Maar twee jaar later is het effect ervan weer volledig verdampt. Niet verwacht, maar toch gebeurd en vooralsnog niet verklaarbaar.

Alles op een rij: wat zeggen de NCvB-cijfers eigenlijk?
Minder burn-out en minder psychische klachten bij minder meldingen, door minder dokters.

Kortom: het NCvB kleurt de plaatjes wel heel bijzonder in. Ongetwijfeld met de beste bedoelingen, maar toch. Het ondergraaft haar gezag als expertisecentrum van staatswege. Is dit problematisch? Ik vind van wel, want zelfs het ministerie SZW – opdrachtgever en toezichthouder van het NCvB – twittert er rustig op los dat er meer mensen met een burn-out zijn.

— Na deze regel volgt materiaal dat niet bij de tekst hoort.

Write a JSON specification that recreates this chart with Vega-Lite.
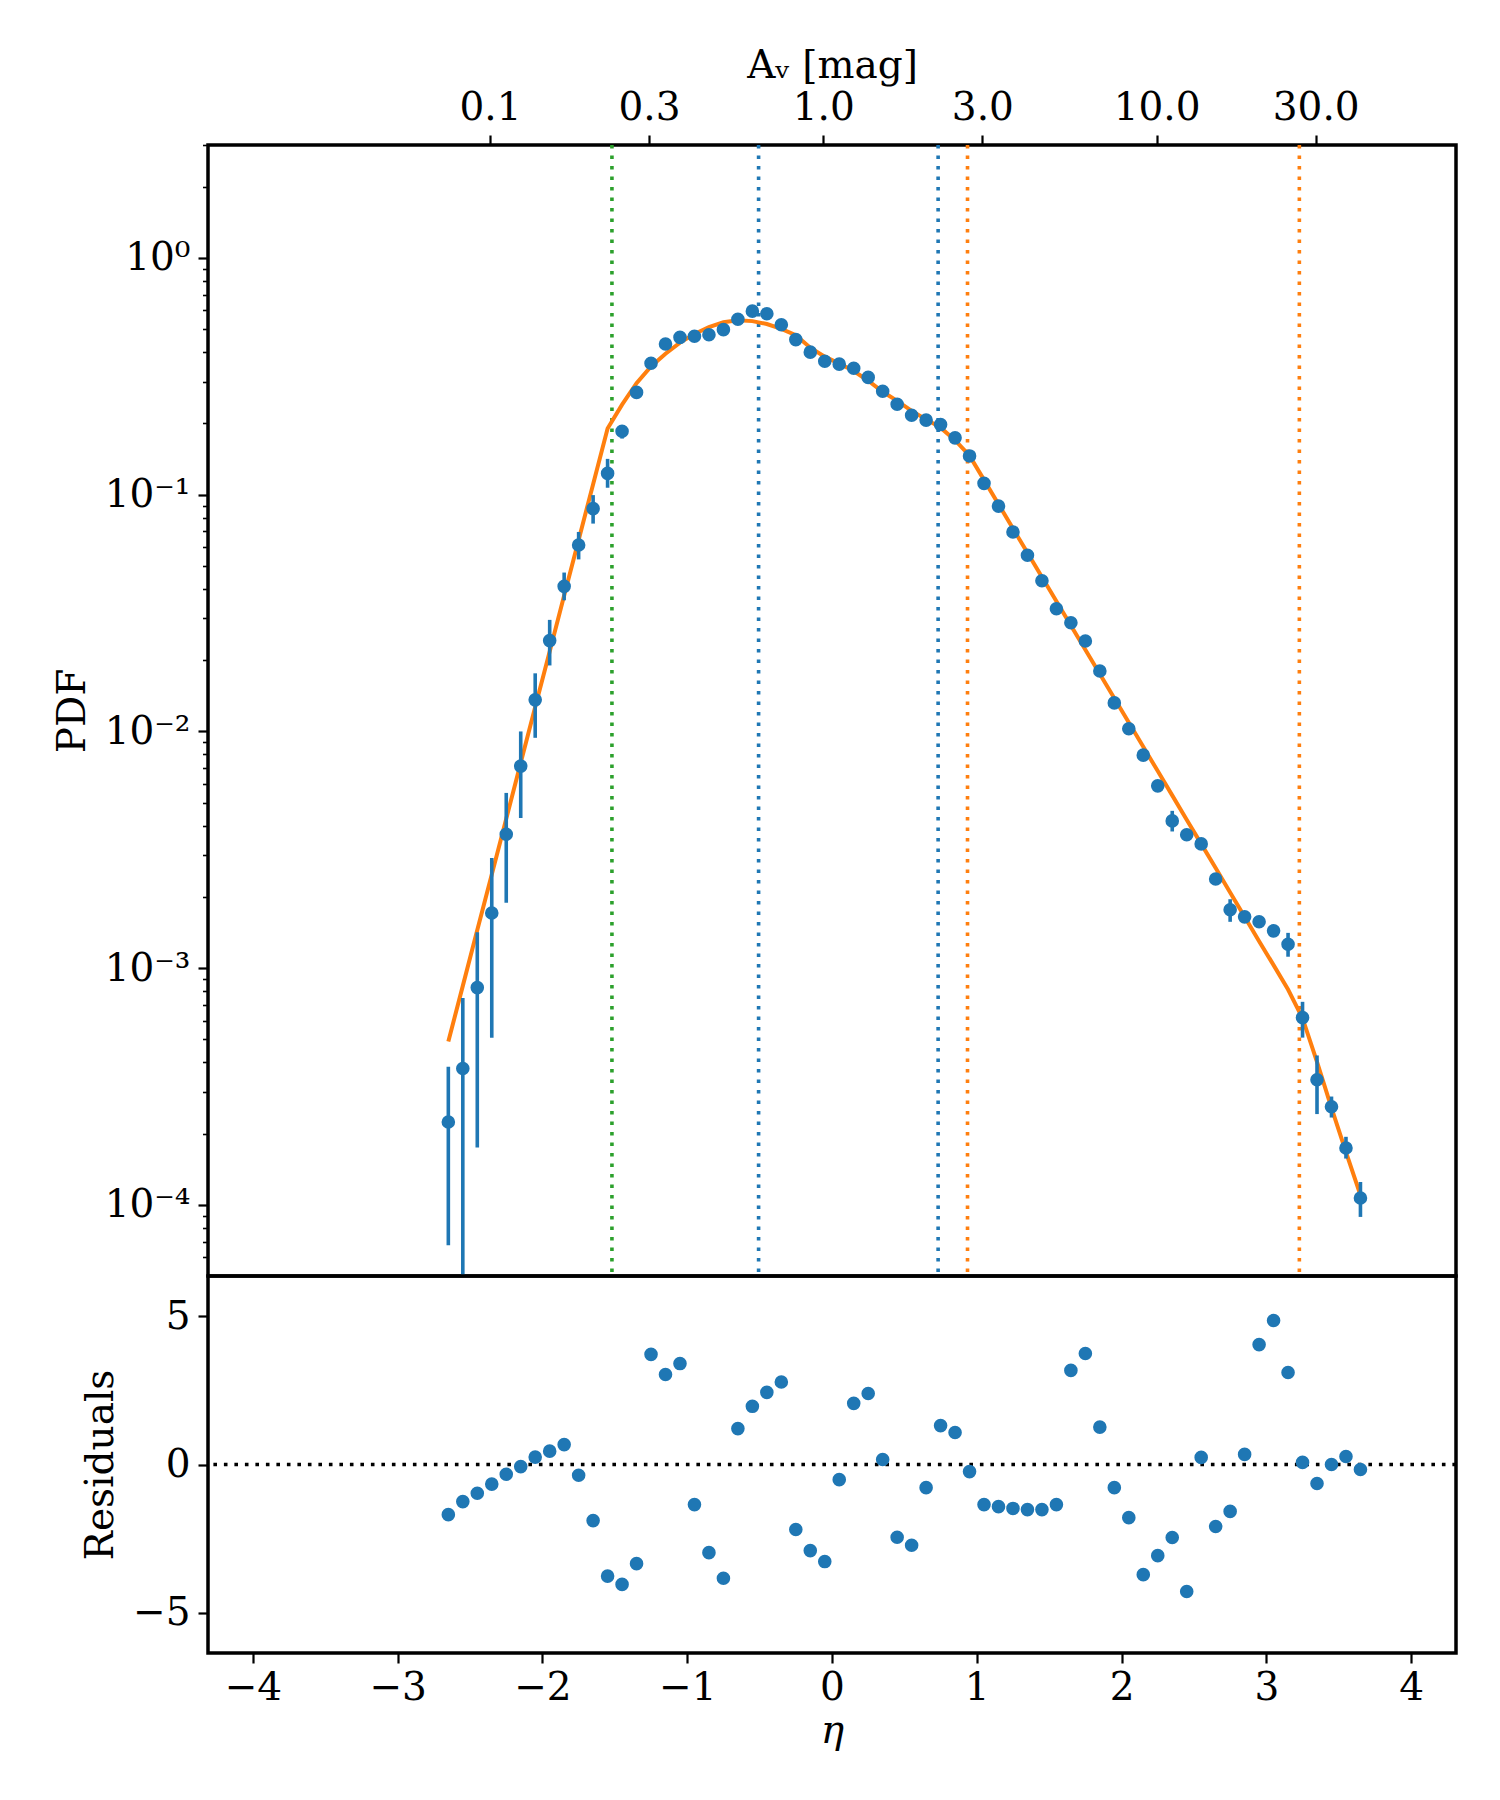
{
  "$schema": "https://vega.github.io/schema/vega-lite/v6.json",
  "background": "white",
  "padding": {"left": 51, "top": 44, "right": 5, "bottom": 5},
  "config": {
    "font": "DejaVu Serif",
    "view": {"stroke": "black", "strokeWidth": 3.5},
    "axis": {
      "labelFont": "DejaVu Serif", "labelFontSize": 39, "labelColor": "black",
      "titleFont": "DejaVu Serif", "titleFontSize": 39, "titleFontWeight": "normal", "titleColor": "black",
      "tickColor": "black", "tickWidth": 2.2, "tickSize": 10, "domain": false, "grid": false,
      "labelPadding": 8, "labelOverlap": false, "labelFlush": false
    }
  },
  "datasets": {
    "pts": [
      {"eta": -2.65, "pdf": 0.000224, "lo": 0.0000676, "hi": 0.000383, "model": 0.00049, "res": -1.69},
      {"eta": -2.55, "pdf": 0.000377, "lo": 0.000001, "hi": 0.000748, "model": 0.000842, "res": -1.25},
      {"eta": -2.45, "pdf": 0.000828, "lo": 0.000175, "hi": 0.00142, "model": 0.001449, "res": -0.97},
      {"eta": -2.35, "pdf": 0.00171, "lo": 0.000509, "hi": 0.00292, "model": 0.00249, "res": -0.66},
      {"eta": -2.25, "pdf": 0.00368, "lo": 0.00189, "hi": 0.0055, "model": 0.00428, "res": -0.33},
      {"eta": -2.15, "pdf": 0.00714, "lo": 0.00431, "hi": 0.01, "model": 0.00737, "res": -0.07},
      {"eta": -2.05, "pdf": 0.0136, "lo": 0.0094, "hi": 0.0176, "model": 0.01267, "res": 0.25},
      {"eta": -1.95, "pdf": 0.0242, "lo": 0.019, "hi": 0.0296, "model": 0.02178, "res": 0.45},
      {"eta": -1.85, "pdf": 0.041, "lo": 0.0358, "hi": 0.0469, "model": 0.0375, "res": 0.67},
      {"eta": -1.75, "pdf": 0.0613, "lo": 0.0533, "hi": 0.0696, "model": 0.0644, "res": -0.36},
      {"eta": -1.65, "pdf": 0.0873, "lo": 0.0755, "hi": 0.0996, "model": 0.1108, "res": -1.89},
      {"eta": -1.55, "pdf": 0.123, "lo": 0.107, "hi": 0.1417, "model": 0.1905, "res": -3.76},
      {"eta": -1.45, "pdf": 0.1854, "lo": 0.1726, "hi": 0.196, "model": 0.24, "res": -4.04},
      {"eta": -1.35, "pdf": 0.2704, "lo": 0.263, "hi": 0.278, "model": 0.296, "res": -3.34},
      {"eta": -1.25, "pdf": 0.359, "lo": 0.354, "hi": 0.364, "model": 0.348, "res": 3.71},
      {"eta": -1.15, "pdf": 0.433, "lo": 0.427, "hi": 0.439, "model": 0.394, "res": 3.03},
      {"eta": -1.05, "pdf": 0.462, "lo": 0.456, "hi": 0.468, "model": 0.439, "res": 3.4},
      {"eta": -0.95, "pdf": 0.467, "lo": 0.461, "hi": 0.473, "model": 0.477, "res": -1.35},
      {"eta": -0.85, "pdf": 0.474, "lo": 0.468, "hi": 0.48, "model": 0.511, "res": -2.97},
      {"eta": -0.75, "pdf": 0.498, "lo": 0.492, "hi": 0.504, "model": 0.535, "res": -3.83},
      {"eta": -0.65, "pdf": 0.551, "lo": 0.545, "hi": 0.557, "model": 0.545, "res": 1.21},
      {"eta": -0.55, "pdf": 0.596, "lo": 0.589, "hi": 0.603, "model": 0.541, "res": 1.96},
      {"eta": -0.45, "pdf": 0.581, "lo": 0.574, "hi": 0.588, "model": 0.526, "res": 2.43},
      {"eta": -0.35, "pdf": 0.522, "lo": 0.516, "hi": 0.528, "model": 0.502, "res": 2.78},
      {"eta": -0.25, "pdf": 0.452, "lo": 0.447, "hi": 0.457, "model": 0.472, "res": -2.19},
      {"eta": -0.15, "pdf": 0.4, "lo": 0.395, "hi": 0.405, "model": 0.418, "res": -2.9},
      {"eta": -0.05, "pdf": 0.366, "lo": 0.362, "hi": 0.37, "model": 0.383, "res": -3.27},
      {"eta": 0.05, "pdf": 0.356, "lo": 0.352, "hi": 0.36, "model": 0.358, "res": -0.51},
      {"eta": 0.15, "pdf": 0.342, "lo": 0.338, "hi": 0.346, "model": 0.333, "res": 2.06},
      {"eta": 0.25, "pdf": 0.313, "lo": 0.309, "hi": 0.317, "model": 0.303, "res": 2.39},
      {"eta": 0.35, "pdf": 0.2734, "lo": 0.27, "hi": 0.277, "model": 0.272, "res": 0.17},
      {"eta": 0.45, "pdf": 0.241, "lo": 0.238, "hi": 0.244, "model": 0.249, "res": -2.45},
      {"eta": 0.55, "pdf": 0.2165, "lo": 0.214, "hi": 0.219, "model": 0.226, "res": -2.72},
      {"eta": 0.65, "pdf": 0.2066, "lo": 0.204, "hi": 0.209, "model": 0.208, "res": -0.78},
      {"eta": 0.75, "pdf": 0.1978, "lo": 0.195, "hi": 0.2005, "model": 0.192, "res": 1.31},
      {"eta": 0.85, "pdf": 0.1738, "lo": 0.1715, "hi": 0.176, "model": 0.17, "res": 1.08},
      {"eta": 0.95, "pdf": 0.1458, "lo": 0.1438, "hi": 0.1478, "model": 0.1462, "res": -0.24},
      {"eta": 1.05, "pdf": 0.1117, "lo": 0.1101, "hi": 0.1133, "model": 0.1155, "res": -1.35},
      {"eta": 1.15, "pdf": 0.0895, "lo": 0.0882, "hi": 0.0908, "model": 0.0912, "res": -1.42},
      {"eta": 1.25, "pdf": 0.0696, "lo": 0.0686, "hi": 0.0706, "model": 0.072, "res": -1.48},
      {"eta": 1.35, "pdf": 0.0555, "lo": 0.0547, "hi": 0.0563, "model": 0.0569, "res": -1.52},
      {"eta": 1.45, "pdf": 0.0433, "lo": 0.0426, "hi": 0.044, "model": 0.0449, "res": -1.52},
      {"eta": 1.55, "pdf": 0.033, "lo": 0.0325, "hi": 0.0335, "model": 0.0355, "res": -1.35},
      {"eta": 1.65, "pdf": 0.0288, "lo": 0.0283, "hi": 0.0293, "model": 0.028, "res": 3.17},
      {"eta": 1.75, "pdf": 0.0241, "lo": 0.0237, "hi": 0.0245, "model": 0.02213, "res": 3.74},
      {"eta": 1.85, "pdf": 0.018, "lo": 0.0177, "hi": 0.0183, "model": 0.01748, "res": 1.26},
      {"eta": 1.95, "pdf": 0.0132, "lo": 0.0129, "hi": 0.0135, "model": 0.0138, "res": -0.78},
      {"eta": 2.05, "pdf": 0.01026, "lo": 0.01, "hi": 0.0105, "model": 0.0109, "res": -1.79},
      {"eta": 2.15, "pdf": 0.00794, "lo": 0.00775, "hi": 0.00813, "model": 0.00861, "res": -3.71},
      {"eta": 2.25, "pdf": 0.00589, "lo": 0.00572, "hi": 0.00606, "model": 0.0068, "res": -3.07},
      {"eta": 2.35, "pdf": 0.00419, "lo": 0.00378, "hi": 0.00462, "model": 0.00537, "res": -2.46},
      {"eta": 2.45, "pdf": 0.00366, "lo": 0.00355, "hi": 0.00377, "model": 0.00424, "res": -4.28},
      {"eta": 2.55, "pdf": 0.00335, "lo": 0.00325, "hi": 0.00345, "model": 0.00335, "res": 0.24},
      {"eta": 2.65, "pdf": 0.00238, "lo": 0.0023, "hi": 0.00246, "model": 0.00265, "res": -2.09},
      {"eta": 2.75, "pdf": 0.001766, "lo": 0.00157, "hi": 0.001956, "model": 0.00209, "res": -1.58},
      {"eta": 2.85, "pdf": 0.001648, "lo": 0.00158, "hi": 0.00172, "model": 0.00165, "res": 0.34},
      {"eta": 2.95, "pdf": 0.001571, "lo": 0.0015, "hi": 0.00164, "model": 0.0013, "res": 4.04},
      {"eta": 3.05, "pdf": 0.001438, "lo": 0.00137, "hi": 0.00151, "model": 0.00103, "res": 4.85},
      {"eta": 3.15, "pdf": 0.001262, "lo": 0.001118, "hi": 0.00141, "model": 0.000813, "res": 3.1},
      {"eta": 3.25, "pdf": 0.000618, "lo": 0.000509, "hi": 0.000721, "model": 0.000615, "res": 0.07},
      {"eta": 3.35, "pdf": 0.000338, "lo": 0.000242, "hi": 0.000428, "model": 0.000402, "res": -0.64},
      {"eta": 3.45, "pdf": 0.00026, "lo": 0.000234, "hi": 0.000287, "model": 0.000257, "res": 0.0},
      {"eta": 3.55, "pdf": 0.000174, "lo": 0.000157, "hi": 0.000194, "model": 0.000167, "res": 0.27},
      {"eta": 3.65, "pdf": 0.000107, "lo": 0.000089, "hi": 0.000125, "model": 0.00011, "res": -0.17}
    ],
    "vlines": [
      {"eta": -1.52, "c": "#2ca02c"},
      {"eta": -0.507, "c": "#1f77b4"},
      {"eta": 0.733, "c": "#1f77b4"},
      {"eta": 0.936, "c": "#ff7f0e"},
      {"eta": 3.228, "c": "#ff7f0e"}
    ]
  },
  "spacing": 0,
  "bounds": "flush",
  "vconcat": [
    {
      "width": 1248,
      "height": 1131,
      "layer": [
        {
          "layer": [
            {
              "data": {"name": "vlines"},
              "mark": {"type": "rule", "strokeWidth": 3.6, "strokeDash": [3.6, 6.9]},
              "encoding": {
                "x": {"field": "eta", "type": "quantitative", "scale": {"domain": [-4.31, 4.31], "nice": false, "zero": false}, "axis": null},
                "color": {"field": "c", "type": "nominal", "scale": null}
              }
            },
            {
              "data": {"name": "pts"},
              "mark": {"type": "line", "color": "#ff7f0e", "strokeWidth": 4, "clip": true},
              "encoding": {
                "x": {"field": "eta", "type": "quantitative", "scale": {"domain": [-4.31, 4.31], "nice": false, "zero": false}, "axis": null},
                "y": {"field": "model", "type": "quantitative", "scale": {"type": "log", "domain": [0.0000501, 3.0], "nice": false}}
              }
            },
            {
              "data": {"name": "pts"},
              "mark": {"type": "rule", "color": "#1f77b4", "strokeWidth": 3.6, "clip": true},
              "encoding": {
                "x": {"field": "eta", "type": "quantitative", "scale": {"domain": [-4.31, 4.31], "nice": false, "zero": false}, "axis": null},
                "y": {"field": "lo", "type": "quantitative", "scale": {"type": "log", "domain": [0.0000501, 3.0], "nice": false}},
                "y2": {"field": "hi"}
              }
            },
            {
              "data": {"name": "pts"},
              "mark": {"type": "circle", "color": "#1f77b4", "opacity": 1, "size": 185},
              "encoding": {
                "x": {"field": "eta", "type": "quantitative", "scale": {"domain": [-4.31, 4.31], "nice": false, "zero": false}, "axis": null},
                "y": {
                  "field": "pdf", "type": "quantitative",
                  "scale": {"type": "log", "domain": [0.0000501, 3.0], "nice": false},
                  "axis": {
                    "title": "PDF",
                    "values": [0.00006, 0.00007, 0.00008, 0.00009, 0.0001, 0.0002, 0.0003, 0.0004, 0.0005, 0.0006, 0.0007, 0.0008, 0.0009, 0.001, 0.002, 0.003, 0.004, 0.005, 0.006, 0.007, 0.008, 0.009, 0.01, 0.02, 0.03, 0.04, 0.05, 0.06, 0.07, 0.08, 0.09, 0.1, 0.2, 0.3, 0.4, 0.5, 0.6, 0.7, 0.8, 0.9, 1, 2, 3],
                    "labelExpr": "abs(log(datum.value)/LN10 - round(log(datum.value)/LN10)) < 0.000001 ? '10' + ['⁻⁴','⁻³','⁻²','⁻¹','⁰'][round(log(datum.value)/LN10) + 4] : ''",
                    "tickSize": {"condition": {"test": "abs(log(datum.value)/LN10 - round(log(datum.value)/LN10)) < 0.000001", "value": 10}, "value": 5.5},
                    "tickWidth": {"condition": {"test": "abs(log(datum.value)/LN10 - round(log(datum.value)/LN10)) < 0.000001", "value": 2.2}, "value": 1.6},
                    "titlePadding": 12
                  }
                }
              }
            }
          ]
        },
        {
          "data": {"values": [{"av": 1}]},
          "mark": {"type": "point", "opacity": 0},
          "encoding": {
            "x": {
              "field": "av", "type": "quantitative",
              "scale": {"type": "log", "domain": [0.01426, 79.06], "nice": false},
              "axis": {"orient": "top", "values": [0.1, 0.3, 1, 3, 10, 30], "format": ".1f", "title": "Aᵥ [mag]", "titlePadding": 3}
            }
          }
        }
      ],
      "resolve": {"scale": {"x": "independent"}, "axis": {"x": "independent"}}
    },
    {
      "width": 1248,
      "height": 377,
      "layer": [
        {
          "data": {"values": [{"z": 0}]},
          "mark": {"type": "rule", "color": "black", "strokeWidth": 3.6, "strokeDash": [3.6, 6.9]},
          "encoding": {
            "y": {"field": "z", "type": "quantitative", "scale": {"domain": [-6.35, 6.35], "nice": false, "zero": false}}
          }
        },
        {
          "data": {"name": "pts"},
          "mark": {"type": "circle", "color": "#1f77b4", "opacity": 1, "size": 185},
          "encoding": {
            "x": {
              "field": "eta", "type": "quantitative",
              "scale": {"domain": [-4.31, 4.31], "nice": false, "zero": false},
              "axis": {"values": [-4, -3, -2, -1, 0, 1, 2, 3, 4], "format": "d", "title": "η", "titleFontStyle": "italic", "labelPadding": 5, "titlePadding": 4}
            },
            "y": {
              "field": "res", "type": "quantitative",
              "scale": {"domain": [-6.35, 6.35], "nice": false, "zero": false},
              "axis": {"values": [-5, 0, 5], "format": "d", "title": "Residuals", "titlePadding": 12}
            }
          }
        }
      ]
    }
  ]
}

De kop van het persbericht van het NCvB had moeten zijn: “Weer minder meldingen door nóg minder bedrijfsartsen.” Maar dat ligt politiek nogal gevoelig. Politiek Den Haag heeft namelijk – middels strengere regelgeving – al haar kaarten gezet op het “meldgedrag” van de bedrijfsartsen. Dat blijkt vies tegen te vallen en ondermijnt het draagvlak van de NCvB monitor en daarmee tegelijkertijd het bestaansrecht van het centrum zelf.

“Zelfs het ministerie SZW twittert er rustig op los dat er meer mensen met een burn-out zijn”

Doorgaan op deze weg heeft weinig zin. Het doel van het melden – preventie op de werkvloer – wordt zo niet gehaald. De kritische ondergrens van deze monitor wel. Maar dat durft niemand  – het ministerie van SZW en Inspectie SZW voorop – hardop te zeggen. Te bang voor implicaties? Gezichtsverlies? Tunnelvisie? Ik weet het niet.

Ik heb de NOS overigens een brief gestuurd met de vraag of ze tegenwoordig nog aan factchecking doen en waarom ze het persbericht van het NCvB klakkeloos voor waar aannemen. Er wordt al genoeg nepnieuws verspreid. Dat blijkt maar weer. Zelfs in onze eigen sector. Gewoon wat creatief goochelen met cijfers: et voila!

Een variant van deze blog is eerder gepost op Medisch Contact op 2 oktober 2017.